Videos published by world news outlets show Spanish police beating citizens, firing rubber bullets and confiscating ballot boxes. Up to 900 people were reportedly injured in the clashes.

Photo courtesy of Julia Uriach Dasca Catalonian people took to the streets to protest police violence following Sunday's illegal independence referendum attempt.

Uriach Dasca said she remembers waking up the day it happened and hearing news about people being hurt and others fighting.

“On the one hand you feel humiliation, you feel hate. You feel sorry and you feel like crying. But on the other hand, you also feel proud,” Uriach Dasca said. “You feel happy that those people are standing up for what they believe.”

Eugenia Afinoguenova, a Spanish professor, said this referendum is not the first time Catalonia has pushed for independence.

“They had a referendum in 2014 about starting a process of independence. Again, this was an illegal referendum and the majority was in favor of beginning the process,” Afinoguenova said.
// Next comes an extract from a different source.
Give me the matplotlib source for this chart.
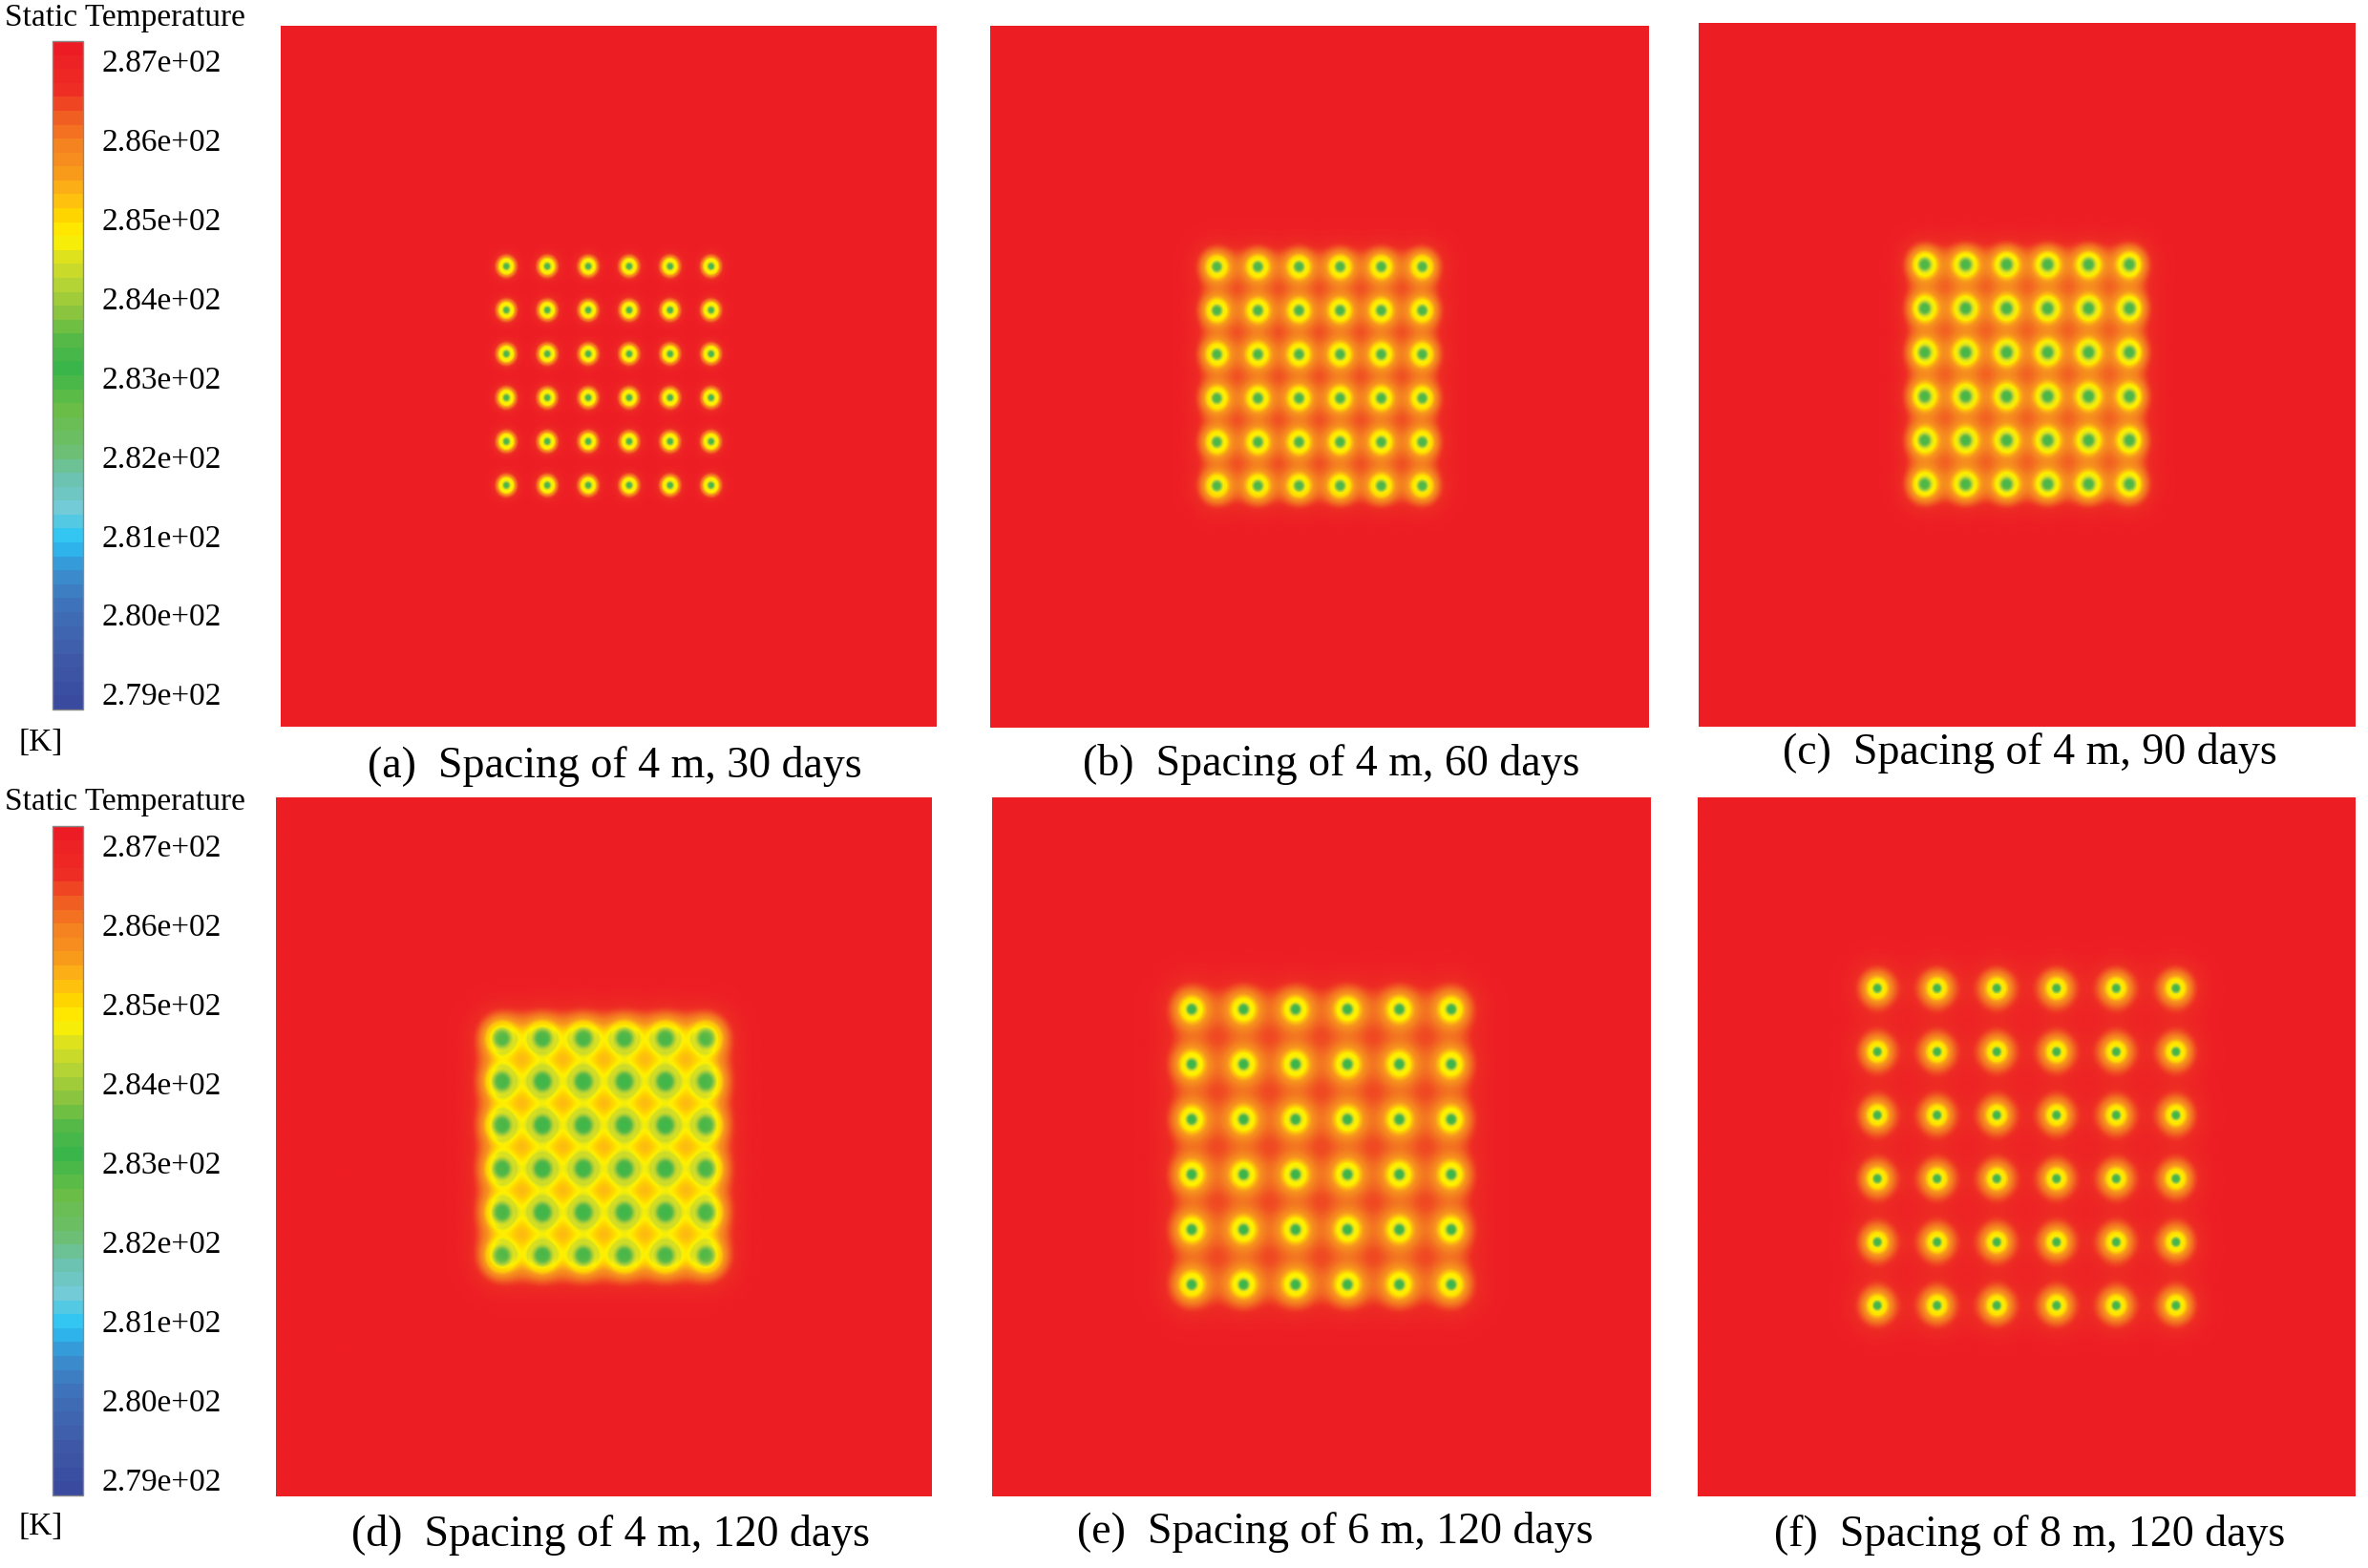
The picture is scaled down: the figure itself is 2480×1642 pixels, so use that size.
import numpy as np
import matplotlib
matplotlib.use("Agg")
import matplotlib.pyplot as plt
from matplotlib.colors import LinearSegmentedColormap, Normalize
from matplotlib.cm import ScalarMappable

# ---- data -------------------------------------------------------------
panel_tags = ['(a)', '(b)', '(c)', '(d)', '(e)', '(f)']
spacing_m = [4, 4, 4, 4, 6, 8]
days = [30, 60, 90, 120, 120, 120]
domain_m = [64, 64, 64, 64, 76, 88]
n_wells = 6  # 6 x 6 borehole array

# cooling around each borehole (K): cold core + line-source interaction term
core_amp = [1.5, 1.6, 1.5, 1.55, 1.7, 1.7]
core_len = [0.345, 0.54, 0.63, 0.95, 0.63, 0.63]
line_amp = [3.24, 1.4, 1.6, 1.75, 1.2, 1.2]
line_len = [1.1, 2.5, 2.5, 3.0, 3.8, 3.8]
ring_r = [0.68, 0.93, 1.0, 1.45, 1.16, 1.16]
t_ground = 287.2

cbar_ticks = [287, 286, 285, 284, 283, 282, 281, 280, 279]
t_min, t_max = 278.8, 287.25

cmap_values = [287.25, 286.7, 286.3, 286.0, 285.7, 285.35, 285.1, 284.8, 284.5,
               284.2, 283.85, 283.5, 283.1, 282.6, 282.1, 281.7, 281.3, 280.9,
               280.5, 280.0, 279.4, 278.8]
cmap_colors = ['#ed1c24', '#ee2d24', '#f26522', '#f58220', '#f7941d', '#fdb913',
               '#ffd400', '#fff200', '#d7df23', '#b5d334', '#8dc63f', '#57b947',
               '#39b54a', '#6abd45', '#6dbe6b', '#6cc3b0', '#72cbd8', '#29c5f6',
               '#3a8fd0', '#3f6fb8', '#3f5aa8', '#3a4a9f']

# ---- helpers ----------------------------------------------------------
W, H = 2480, 1642
plt.rcParams['font.family'] = ['Liberation Serif', 'DejaVu Serif']

stops = (np.array(cmap_values[::-1]) - t_min) / (t_max - t_min)
cmap = LinearSegmentedColormap.from_list('fluent', list(zip(stops, cmap_colors[::-1])))
norm = Normalize(t_min, t_max)

# exponential integral E1 from a lookup table
lt = np.linspace(np.log(1e-7), np.log(60.0), 6000)
fint = np.exp(-np.exp(lt))
seg = 0.5 * (fint[1:] + fint[:-1]) * np.diff(lt)
e1_tab = np.concatenate([np.cumsum(seg[::-1])[::-1], [0.0]])


def e1(u):
    return np.interp(np.log(np.clip(u, 1e-7, 60.0)), lt, e1_tab)


def box(x0, y0, x1, y1):
    return [x0 / W, 1 - y1 / H, (x1 - x0) / W, (y1 - y0) / H]


panel_px = [(294, 27, 981, 761), (1037, 27, 1726, 762), (1779, 24, 2467, 761),
            (289, 835, 976, 1567), (1039, 835, 1729, 1567), (1778, 835, 2467, 1567)]
caption_px = [(644, 802), (1394, 800), (2126, 789),
              (640, 1607), (1398, 1604), (2126, 1607)]

fig = plt.figure(figsize=(W / 100, H / 100), dpi=100)
fig.patch.set_facecolor('white')

for i in range(6):
    D = domain_m[i]
    s = spacing_m[i]
    g = np.linspace(0, D, 640)
    X, Y = np.meshgrid(g, g)
    centers = D / 2 + (np.arange(n_wells) - (n_wells - 1) / 2) * s
    dT = np.zeros_like(X)
    for cx in centers:
        for cy in centers:
            r2 = (X - cx) ** 2 + (Y - cy) ** 2
            dT += core_amp[i] * np.exp(-(r2 / core_len[i] ** 2) ** 2)
            dT += line_amp[i] * e1(np.maximum(r2, ring_r[i] ** 2) / line_len[i] ** 2)
    T = np.clip(t_ground - dT, t_min, t_max)

    ax = fig.add_axes(box(*panel_px[i]))
    ax.imshow(T, cmap=cmap, norm=norm, origin='lower', extent=[0, D, 0, D],
              aspect='auto', interpolation='bilinear')
    ax.set_axis_off()

    cx, cy = caption_px[i]
    fig.text(cx / W, 1 - cy / H,
             f'{panel_tags[i]}  Spacing of {s} m, {days[i]} days',
             ha='center', va='center', fontsize=33)

# colour legends (banded like the solver's legend)
bar_cmap = cmap.resampled(48)
for top, bot, title_y, k_y in [(43, 743, 19, 778), (865, 1566, 840, 1599)]:
    cax = fig.add_axes(box(55, top, 87, bot))
    cb = fig.colorbar(ScalarMappable(norm=norm, cmap=bar_cmap), cax=cax, ticks=cbar_ticks)
    cb.ax.set_yticklabels([f'{v:.2e}' for v in cbar_ticks], fontsize=24)
    cb.ax.yaxis.set_tick_params(length=0, pad=14)
    cb.outline.set_edgecolor('#888888')
    cb.outline.set_linewidth(1.0)
    fig.text(5 / W, 1 - title_y / H, 'Static Temperature', ha='left', va='center',
             fontsize=24)
    fig.text(19 / W, 1 - k_y / H, '[K]', ha='left', va='center', fontsize=24)

fig.savefig('out.png', dpi=100, facecolor='white')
The difference between this year’s referendum and 2014’s is police involvement. While Spain’s central government did not react significantly in 2014, this year, police forces from other areas of Spain tried to prematurely prevent the referendum, leading to violence that sparked protests throughout the country.

“The votes were illegal,” Uriach Dasca said. “The violence used for that was also illegal. Voting might go against the rules of Spain, but violence goes against human rights.”

She said there is no way to justify violence against children and the elderly.

Ignacio Rivero Covelo, an assistant professor in the department of biological sciences, is from Spain’s northwestern region of Galicia. He said the problem lies in Spain’s central government pushing for nationalism in a country that is made up of several culturally and historically distinct regions.

“When Catalonia and the Basque Country tried to expand their identity through legal means, they were prevented from doing so. What we are seeing is a constant reaction to the opposition that the central Spanish government has to viewing Spain as a multicultural, multinational entity,” Rivero Covelo said.

Another driving force behind the independence movement is financial disagreement, according to Afinoguenova.

“Unlike with the U.S. or Germany, Spain’s central government collects all taxes and redistributes them,” Afinoguenova said. “Representing one of the best economically developed regions of Spain, Catalonian pro-independence leaders are against what they deem to be disproportionate redistribution.”

At the same time, the economic consequences of independence are negative. Many major companies in Catalonia stated they will move if Catalonia were to declare independence, and the European Union stated Catalonia would automatically be rejected and have to reapply.

“Everyone knows that independence would very negatively affect Catalonia, but everyone does it by feelings. It’s people who do not feel Spanish at all,” Uriach Dasca said. “The fact of what your heart feels, that’s way more powerful than anything else.”

Catalan President Carles Puigdemont stated Catalonia would declare independence 48 hours after the results came in, and that period has passed without an update. The Spanish prime minister warned if Catalonia declares independence, the central government will do everything possible to preserve unity. Puigdemont is set to deliver a speech to the Catalonian parliament Tuesday evening.